Aileden ayrılmak en çok Neslihan'a zor gelir. "Çünkü ben ailenin tek çocuğuyum," diyor bunun nedenini açıklarken. "Onlardan ilk defa ayrılıyordum. Ailem özlemlerine dayanamam diye önce beni göndermek istemedi. Ancak Eskişehir'de yapabileceğim fazla bir şey yoktu. Bu yüzden her şeyi göze alarak İstanbul'a geldim."
İstanbul'a geldiklerinde çok tedirgin olduklarını söyleyen Bahar ise ilk günlerini şöyle anlatıyor: "Yeni bir ortamdı. Kimseyi tanımıyorduk. Nasıl iletişim kuracaktık? Hepsi bizim için bir sorundu. Burada bizimle çok ilgilendiler. Takım arkadaşlarımızla kaynaşmamız için okul müdürü bir kamp düzenledi. Kampta kısa sürede birbirimize alıştık."
Lise takımının yanında Yeşilyurt Spor Kulübü'nde de oynayan voleybolcular, kulübün misafirhanesinde kalıyorlar. Yaşamlarının okul ve antrenman arasında geçtiğini belirtiyorlar. En çok özledikleri ise annelerinin yemekleri. İlk geldiklerinde misafirhanenin mutfağında yemek yapmayı denediklerini söyleyen Nilgün, "Tam bir felaketti," diyor. "Her taraf darmadağın olmuştu. Yaptığımız da bir şeye benzemiyordu. Üçümüz dışarı çıkıp bir şeyler yedik. Daha sonra da denemelerimiz oldu. Ama bulaşığı kim yıkayacak, temizliği kim yapacak gibi aramızda tatlı sert kavgalar başlayınca bir daha yemek yapmaya niyetlenmedik."7 aydır İstanbul'da olan öğrenciler bir iki defa sinemaya gitmenin dışında pek bir şey yapmamışlar. Okul müdürünün kendilerine verdiği tiyatro sözünü yerine getirmesini sabırsızlıkla beklediklerini söylüyorlar.
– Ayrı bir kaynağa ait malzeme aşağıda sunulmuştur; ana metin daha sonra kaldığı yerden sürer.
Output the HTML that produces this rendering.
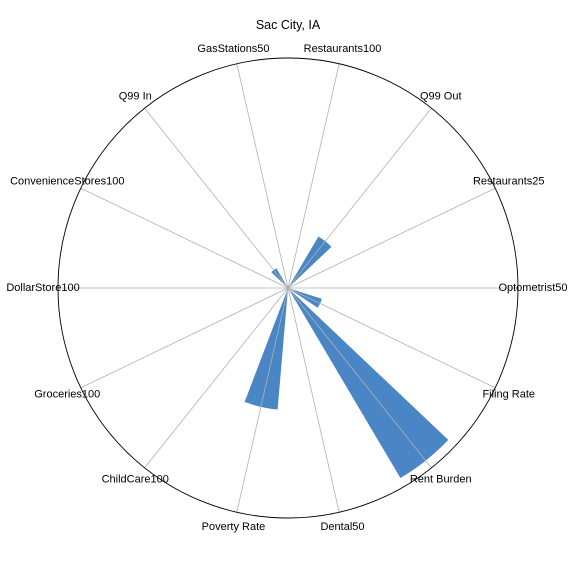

"İstanbul büyük şehir, aileler çocuklarını üniversiteye bile gönderirken çekiniyorlar. Siz daha 15 - 16 yaşındasınız, erkek arkadaşınız var mı?" diye sorduğumda, üçü de önce kızarıyor. İçlerinden en kabadayı tavırlı olan Bahar, hemen atılıp "Asla," diyor. Nasıl yani diye şaşkınlıkla baktığımda ise çıkışını biraz yumuşatmak istemiş olacak ki, "Daha yaşımız küçük, önce bir üniversiteyi bitirelim," diyerek sözünü tamamlıyor. Neslihan'ın cevabı ise kendilerine güvenerek İstanbul'a gönderen ailelerine bir mesaj niteliğinde: "Erkek arkadaşımız voleybol topumuz."